Но удивительно даже не это, а то, что ситуацию, которую так легко обратить себе на пользу, у нас мало кто на пользу хочет обращать. И тут я не только про книжки, а и про аудиокнижки в формате mp3.

Главной особенностью их является вовсе не возможность разместить на флэш-карте всего Достоевского. А то, что их прослушивание – например, за рулем – удивительным образом не утомляет. Более того, чтение сложное, требующее концентрации сил (каковых лично у меня к концу дня обычно дефицит), в аудиоварианте проходит просто на "ура". Ну и чтобы завершить картину: запоминаются книги со слуха тоже лучше.
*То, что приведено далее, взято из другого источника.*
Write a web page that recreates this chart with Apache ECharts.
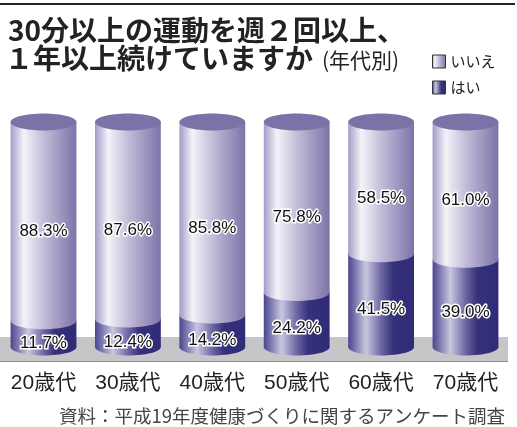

Да и использовать их можно куда изощреннее.

Я недавно устроил себе праздник, проехав на машине из Петербурга в Москву под радищевское "Путешествие из Петербурга в Москву". Обычная, школьных времен книга пылилось у меня долго, я все пытался заставить себя ее перечитать, раз уж маршрутом диссидента XVIII века езжу регулярно. Однако всякий раз, доходя до фразы типа "наитвердейшая душа во правилах своих позыбнется, преклонит ухо ласкательному песнопению и уснет", моя собственная душа тут же начинала позыбаться в ласкательных объятиях Морфея.